Astronomers from the University of Leeds have discovered the closest-orbiting pair of massive stars in a binary system ever seen, huddling together in the stellar nursery in which they were born. This discovery could help researchers test theories on the formation of high-mass binary stars throughout the galaxy.
One of the stars, known as PDS 27, orbits just 30 astronomical units (or AU’s, the average distance between the Earth and Sun), away from its stellar partner. This is 4.5 billion kilometers (2.8 billion miles) or, roughly, the distance between our Sun and the planet Neptune.
“This is a very exciting discovery, observing and simulating massive binaries at the early stages of their formation is one of the main struggles of modern astronomy. With PDS 27 and its companion we have now found the closest, most massive young stellar objects in binaries resolved to date,” said Evgenia Koumpia of the School of Physics and Astronomy at the University of Leeds.
Binary star systems are those in which two stars orbit around a common center of mass. Although astronomers have known for several years that PDS 27 is a young, massive star, it is only now that researchers have found it exists in a binary system. Roughly one-third of the stars in the Milky Way Galaxy reside in systems with two or more stars. The nearest star system to our own Sun, Alpha Centauri, is a binary system locked in a gravitational embrace with a third star, Proxima Centauri.
The star PDS 27 is roughly 10 times more massive than our own sun, and the system resides 8000 light years from Earth.
Researchers at Leeds also discovered a second, previously known, binary system, once thought to be a single star dubbed PDS 37. That pair is separated by between 42 and 54 astronomical units, approximately the spacing between the Sun and Pluto. Although this pair is not as close as the the system containing PDS 27, the discovery still serves a vital service for astronomers worldwide.
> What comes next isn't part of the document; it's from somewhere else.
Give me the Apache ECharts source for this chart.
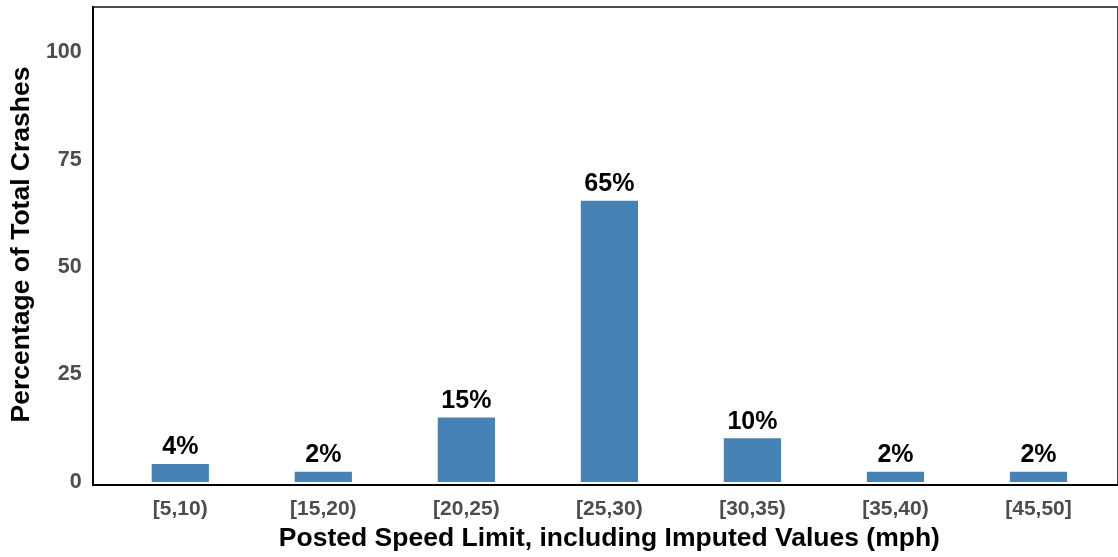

“There is a shortage of known young massive binary systems in charted space. High mass stars have comparatively short lifespans, burning out and exploding as supernovae in only a few million years, making them difficult to spot. This limits our ability to test the theories on how these stars form,” Koumpia explains.
The PIONIER instrument, part of the Very Large Telescope Interferometer (VLTI) at the Paranel Observatory, was utilized to separate images of the stars for the first time. This instrument, operated by the European Southern Observatory (ESO), combines images from four telescopes, each 8.2 meters (27 feet) in diameter, into a single picture, simulating the performance of a single telescope 130 meters (427 feet) across. Each pair of telescopes constitutes a baseline, the length of which is determined by the distance between each telescope.
“The greater the number of baselines, the more information you get on the morphology of your image, e.g., the level of detail for the objects,” said Julien Milli, astronomer at ESO.
Nearly all massive stars are found with one or more partners, but why this is the case remains a mystery to astronomers. What is known is that being in a system containing two or more stars has a significant effect on the evolution and development of these stellar bodies. Now, these new discoveries may help astronomers find the answer to questions about how these systems are born, live out their lives, and perish.